In Amana, you can borrow only against future expected help. In a money economy, you can borrow at the bank and outbid your neighbour at an auction; doubly ironic when his cash deposit is part of the bank’s reserve against your loan. A money economy can often create apparent wealth ‘out of thin air’, and allow purchases to be made with it. Those countries now crashing in the Euro-zone know well how this is done, as do Germany and the other banker-exporter nations. The USA is in this boat too, as it must raise its debt ceiling, and somehow keep its credit rating, and somehow keep its freely-printed bonds selling abroad. ‘Quantitative Easing’ is where the Fed prints money and itself buys bonds the US Government prints. It is literally cash out of thin air. In theory, it should devalue all existing cash and cash equivalents, causing inflation.
The value of gold and diamonds deserves some discussion. For a bit of fun, I am going to relate from memory a story about coco de mer. This very large seed would show up from time to time in Europe.
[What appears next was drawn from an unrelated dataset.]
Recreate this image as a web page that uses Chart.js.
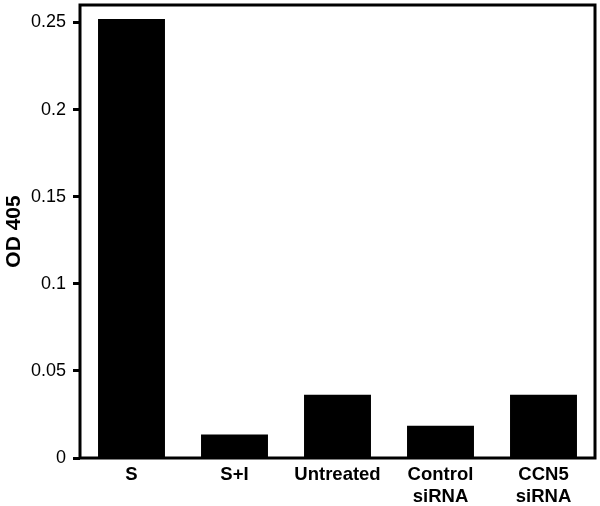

It was mythologized to be from an underwater tree. It was rare and potentially very valuable. When a Spanish ship returned from the Seychelles with a hold full of these nuts, it was estimated that, had the treasure been kept quiet and sold one at a time, the Spanish nation’s fortunes could have been recovered. Instead, the word got out and the value of the huge nut crashed. I mention this because, other than decoration or possibly food, there is not much inherent value in a nut you can’t grow into a tree in your climate. Yet its value was, temporarily, quite high.
Back to gold. Imagine a Spanish ship returning from the Americas laden with (stolen) Inca gold (and silver and whoever else’s precious metal they could get). Suddenly Spain is in good shape. Why is this? Because other countries, and internal interests, will offer money and goods and services in exchange for this gold. Please note that nothing extra is actually produced in Spain: no planks sawn. Except for the gold made into jewellery, it is merely a representation of value. Value is, of course, a myth made true by the actions of people who believe it. So, in an international sense, Spain was able to pull real things into its borders by exchanging this ‘medium’ with outside suppliers. Overall, the only real increase in world GDP occurred where those suppliers made things they would not have made otherwise.
So, what is an economy? There are at many views:
- what is made in the country, including food, shelter, clothing.
- above, plus what immediately permits or assists: roads electricity police protection.
- above, plus services traded for it. Concert singers. Hair cutters. Doctors. Teachers.
- above, plus add-ons created by laws and contracts: lawyers, politicians, lobbyists.
- above, plus extraction bonuses coming from oil, gold, diamonds, etc.
- every purchase made inside the borders.
Since the latter includes credit and trade deficits, I conclude that a modern economy with surging GDP is likely to end up in a debt crisis: personal debt, business debt, and government debt.
Conclusion: the Amana view of an economy may be more realistic than ours, of borrowing, importing, and measuring GDP. Debt with interest is a formula for disaster, when that debt keeps increasing. Outsourcing increases trade deficit and country debt. Amana ‘in-sourced’ the appliances in order to ‘outsource’ tricky bits of metal. North America can only in-source resources (Canada) and paper debt (USA).
Now what? Vote, lobby, blog, call, eMail anyone you can move even incrementally to get all of us out of this debt trap. When our lights go off, the rich will have generators.